Aim: Which lines hold the word "matplotlib"? Show each of them.

<<<<

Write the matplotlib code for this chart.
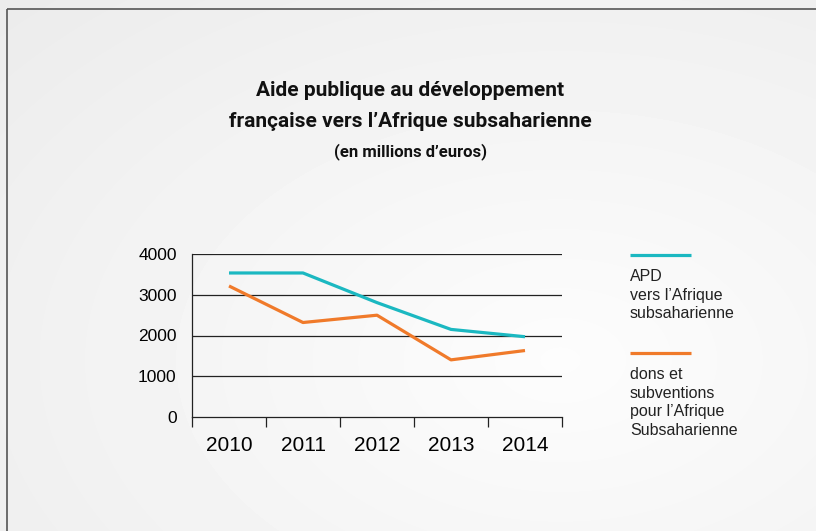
import numpy as np
import matplotlib
matplotlib.use('Agg')
import matplotlib.pyplot as plt
from matplotlib.patches import Rectangle

years = ['2010', '2011', '2012', '2013', '2014']
apd_total = [3540, 3540, 2810, 2150, 1970]
dons_subventions = [3220, 2320, 2500, 1400, 1630]
y_ticks = [0, 1000, 2000, 3000, 4000]

title_lines = "Aide publique au développement\nfrançaise vers l’Afrique subsaharienne"
subtitle = "(en millions d’euros)"
legend_labels = ["APD\nvers l’Afrique\nsubsaharienne",
                 "dons et\nsubventions\npour l’Afrique\nSubsaharienne"]

teal = '#1bb8c1'
orange = '#f07a2a'

W, H = 816, 531
fig = plt.figure(figsize=(W / 100, H / 100), dpi=100)

# soft grey background gradient, slide style
bg = fig.add_axes([0, 0, 1, 1])
yy, xx = np.mgrid[0:H, 0:W]
r = np.sqrt(((xx - 560) / W) ** 2 + ((yy - 360) / H) ** 2)
shade = 0.99 - 0.07 * r
bg.imshow(shade, cmap='gray', vmin=0, vmax=1, extent=[0, W, H, 0], aspect='auto')
bg.add_patch(Rectangle((6.5, 8.5), W + 20, H + 20, fill=False, edgecolor='#555555', lw=1.2))
bg.set_xlim(0, W)
bg.set_ylim(H, 0)
bg.axis('off')

fig.text(410 / W, 1 - 106 / H, title_lines, ha='center', va='center', fontsize=15,
         fontweight='bold', family='Roboto', linespacing=1.75, color='#111111')
fig.text(411 / W, 1 - 152 / H, subtitle, ha='center', va='center', fontsize=12,
         fontweight='bold', family='Roboto', color='#111111')

ax = fig.add_axes([192 / W, 1 - 416.7 / H, 370 / W, 162.4 / H])
ax.patch.set_alpha(0)
x = np.arange(len(years))
ax.plot(x, apd_total, color=teal, lw=2.3, solid_capstyle='butt')
ax.plot(x, dons_subventions, color=orange, lw=2.3, solid_capstyle='butt')

ax.set_xlim(-0.5, len(years) - 0.5)
ax.set_ylim(0, 4000)
ax.set_yticks(y_ticks)
ax.set_yticklabels([str(v) for v in y_ticks], fontsize=12.5, family='Liberation Sans')
ax.tick_params(axis='y', length=0, pad=11)
for v in y_ticks[1:]:
    ax.axhline(v, color='#222222', lw=0.9, zorder=0)

ax.set_xticks(x)
ax.set_xticklabels(years, fontsize=15, family='Liberation Sans')
ax.set_xticks(np.arange(-0.5, len(years)), minor=True)
ax.tick_params(axis='x', which='major', length=0, pad=14)
ax.tick_params(axis='x', which='minor', length=7, width=0.9, color='#222222')

for s in ['top', 'right']:
    ax.spines[s].set_visible(False)
ax.spines['left'].set_color('#222222')
ax.spines['bottom'].set_color('#222222')
ax.spines['left'].set_linewidth(0.9)
ax.spines['bottom'].set_linewidth(0.9)

# legend drawn by hand at the right
leg_x0, leg_x1 = 630, 691
for color, label, ly in [(teal, legend_labels[0], 255), (orange, legend_labels[1], 353)]:
    bg.plot([leg_x0, leg_x1], [ly, ly], color=color, lw=2.3, solid_capstyle='butt')
    bg.text(leg_x0, ly + 14, label, ha='left', va='top', fontsize=11.5,
            family='Liberation Sans', linespacing=1.3, color='#222222')

fig.savefig('out.png', dpi=100)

>>>>

Response:
Write the matplotlib code for this chart.
import matplotlib
matplotlib.use('Agg')
import matplotlib.pyplot as plt
from matplotlib.patches import Rectangle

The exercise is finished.